Tuesday, Jun. 21, 2005
On a Free Stage
By Hugh Sidey
Ronald Reagan's best friend is freedom. It did most of the work for him in Geneva. It was on his shoulder when he was walking Mikhail Gorbachev down toward the lake. It was tiptoeing around the room in the Chateau Fleur d'Eau and may even have whispered in Gorbachev's ear.
The thing one has to understand is that when others doubt and hesitate, Reagan trusts freedom--in politics, in trade, in prayer. When the Soviet double defector Vitaly Yurchenko spilled his story in Moscow to embarrass Reagan just before the summit, the President leaned back and listened. Yurchenko said the CIA drugged him and his complexion turned green, then they took him out to play golf so he could get a tan, and next they escorted him to dinner with the CIA's director Bill Casey, whose fly was unbuttoned. Reagan doubled up with laughter. So did the free world, the people Moscow was trying to impress with that hilarious yarn.

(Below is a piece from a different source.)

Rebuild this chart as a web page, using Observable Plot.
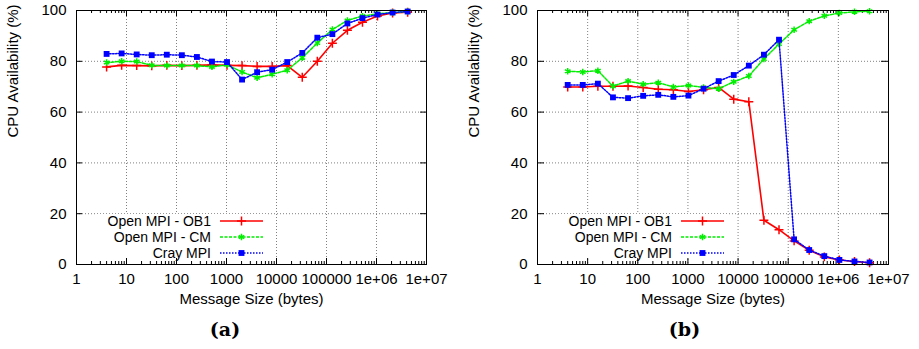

When the USIA's director Charles Wick, a buddy of Reagan's, got to Geneva, the Los Angeles Times's talented Washington bureau chief Jack Nelson asked him why U.S. Government spokesmen were just arriving when the Soviets had been putting out propaganda for days. Answered Wick: "You were here, Jack, that's all we need." Indeed, Nelson and his thousands of other colleagues in the free press were dispelling hogwash on all sides the moment they arrived in the old city.
Jesse Jackson thought he was a sly one getting to see Gorbachev during the summit to show the world that some Americans oppose Reagan's arms buildup. That was probably a hit in Minsk. In Peoria, however, such a cute maneuver probably kindled resentment against both Jackson and Gorbachev.
The Kremlin's propaganda heavies did have their moments until a hundred-pound dissident, Irina Grivnina, only three weeks out of the Soviet Union, took them head on in one of freedom's forums, the press conference. Not used to such tumult, the Soviets stomped off the stage in anger while a scornful world watched. The Jesse Jackson score was evened by another determined woman, Avital Shcharansky, the hauntingly beautiful wife of Dissident Anatoli Shcharansky, still held in a Soviet prison after eight years. Bella Abzug, the American liberal agitator, was met on Geneva's free streets by Phyllis Schlafly, a banner bearer of the right.
What happened in Geneva was participatory summitry. Reagan went about his business as he always does in that environment, firmly rooted in Thomas Jefferson's doctrine that freedom is a God-given right and James Madison's conviction that some participants will try to corrupt freedom, but more will try to protect it.
Freedom, for all of its noise and confusion so evident at the Geneva summit, imposes standards of behavior for those who want approval in its open bazaar. Boors and bullies are these days most often put down in the long run of events.
Mikhail Gorbachev had every opportunity to behave in the worst Soviet tradition, fuming and pounding like Nikita Khrushchev did to Ike and Kennedy. He did not. "This is not going to happen today, or tomorrow or in the future," Gorbachev said. Even when he was asked about Andrei Gromyko's characterization of him as a man with "iron teeth" behind a nice smile, Gorbachev declined the old role. "It hasn't yet been confirmed," he said. "As of now, I'm still using my own teeth." Reagan's friend freedom was surely watching, and Gorbachev felt it.